Making Books

There are some interesting publishing statistics over at Para Publishing for anyone interested.

But that’s not really what I want to post about today. I want to post about lead time.

My daytime job involves lead times of about one to two years for the larger components and I’m currently living in roundabout 2010-2012 as far as that’s concerned. Publishing is slightly better, but that’s probably because we don’t have to worry about steel allocations…

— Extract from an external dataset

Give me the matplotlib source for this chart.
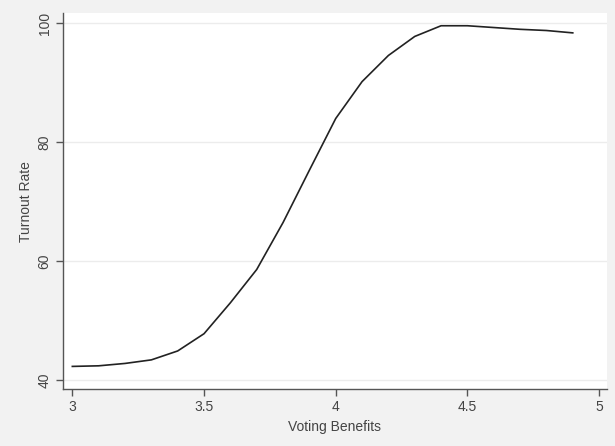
import numpy as np
import matplotlib
matplotlib.use('Agg')
import matplotlib.pyplot as plt

# values
benefits = [3.0, 3.1, 3.2, 3.3, 3.4, 3.5, 3.6, 3.7, 3.8, 3.9,
            4.0, 4.1, 4.2, 4.3, 4.4, 4.5, 4.6, 4.7, 4.8, 4.9]
turnout = [42.3, 42.4, 42.8, 43.4, 44.9, 47.8, 53.0, 58.6, 66.5, 75.3,
           84.0, 90.2, 94.6, 97.8, 99.6, 99.6, 99.3, 99.0, 98.8, 98.4]
xticks = [3, 3.5, 4, 4.5, 5]
xtick_labels = ['3', '3.5', '4', '4.5', '5']
yticks = [40, 60, 80, 100]

plt.rcParams['font.family'] = ['Liberation Sans', 'DejaVu Sans']

fig = plt.figure(figsize=(6.15, 4.46), dpi=100, facecolor='#f2f2f2')
ax = fig.add_axes([0.102, 0.127, 0.885, 0.843])
ax.set_facecolor('white')

ax.plot(benefits, turnout, color='#222222', linewidth=1.2)

ax.set_xlim(2.9635, 5.03)
ax.set_ylim(38.44, 101.68)
ax.set_xticks(xticks)
ax.set_xticklabels(xtick_labels)
ax.set_yticks(yticks)
ax.set_yticklabels([str(v) for v in yticks], rotation=90, va='center')

ax.grid(axis='y', color='#ececec', linewidth=1.0)
ax.set_axisbelow(True)

for side in ['top', 'right']:
    ax.spines[side].set_visible(False)
for side in ['left', 'bottom']:
    ax.spines[side].set_color('#555555')
    ax.spines[side].set_linewidth(1.0)

ax.tick_params(axis='both', colors='#555555', labelcolor='#444444',
               labelsize=10, length=5, width=1.0, pad=3)

ax.set_xlabel('Voting Benefits', fontsize=10, color='#444444', labelpad=4)
ax.set_ylabel('Turnout Rate', fontsize=10, color='#444444', labelpad=3)

fig.savefig('out.png', dpi=100, facecolor=fig.get_facecolor())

That said, depending a little on the time of year when a manuscript is initially read by us, the lead time between signing a publishing agreement and a book hitting the shelves is usually 12-18 months. (We’ve done some titles a lot quicker–The Tea House was done in about eight months and the books in the Administration series are on a 9-month cycle, but that’s author-specific and shouldn’t be interpreted as the norm.) How do we come up with these numbers? Here’s how it works:

We have two release seasons, spring and fall. This is standard for the industry, and actually makes a lot of sense, since booksales drop off dramatically in the summer and around the holidays, when people have better things to do than to buy books. In each season, we have a limited number of publication slots. Once those slots are filled, any new titles roll to the next season. Now, ideally, a book should be completely finished at least 4 months before the “street date” (the date the book becomes available for sale), so that it can be sent out for review–which really means that four of those months don’t count.

So let’s work backwards. Best-case scenario, a good schedule without any shortcuts would look like this:

  • September 15th – Street date
  • May 15th – Review copies are sent out (-4 months)
  • April 15th – Book gets set up with the printer (10 days), a printer’s proof is generated and approved (10 days), and review copies are ordered (10 days) (-5 months)
  • March 1st-15th – Galleys are sent to the author. Per contract author has 30 days to submit corrections, and then those corrections have to be implemented. (-6.5 months)
  • February – Book block and cover are designed/generated (-7.5 months)
  • January – Final copyedit of manuscript and author’s approval of copyedits (-8.5 months)
  • November – December – Edits going back and forth between author and publisher (-10.5 months)
  • November 1st – Author submits final manuscript revised according to publisher’s comments (-10.5 months)
  • September 1st – Contract is signed and author receives comments/suggestions for revising manuscript draft (-12.5 months)

That would be the 12-month schedule. But what if the contract is signed in June (thus making the 12-month mark fall in the middle of summer when we don’t release any new titles)? What if half the fall list is already full? What if the manuscript requires 4 instead of 2 rounds of edits? What if the author misses the original manuscript submission deadline? What about crises with the eight to ten other future books being juggled at any given time? There are a bunch of other factors that play into that schedule.

Our contracts include very standard clauses that specify a date by which the author is supposed to deliver a final draft of the manuscript, as well as the number of months we have after that designated manuscript delivery date to publish the book before the author is released from his/her contract, both of which can be changed by mutual agreement if necessary. Those dates are based on a schedule such as the above, our internal publication schedule (first available empty slot), and some basic assumptions about the amount of work a manuscript requires.

For instance, in the case of Tea House, the author is a professional editor, and as such, the manuscript we initially read was one of the cleanest we had ever seen. That made us fairly confident that once a few niggling problems we had with the timeline of the story were fixed, the manuscript wouldn’t require much more than a light copyedit before moving to pre-press, which made it possible to get the book out the door in eight months, but those were a pretty stressful eight months for us and Paul alike, because it really didn’t leave any margin for error (and no, we didn’t get the full four months for reviews either).

Other publishers, by the way, operate on similar schedules (in total lead time, if not details). Of our current roster of authors, William Walsh has a collection forthcoming from Keyhole Press in 2009, Curtis Smith has a a release lined up for spring 2009, and another collection that was just accepted for publication in 2010, and Chris Owen is pretty solidly booked through, er, at least the next year. Other authors of our acquaintance see similar turnaround times, even when signed to larger and/or academic presses.

All of which adds up to: if you want instant gratification and publication, we are not the right place to query. We’re pretty damn proud of the quality of our titles–we won’t let a book hit the shelves unless we’re absolutely certain it’s the best book we can possibly make it–and producing a book of that quality takes time. If an author doesn’t share that same goal, we’re probably not a good match.

And in case you’re wondering: we’re currently reading for the last few fall 2009 slots and beyond.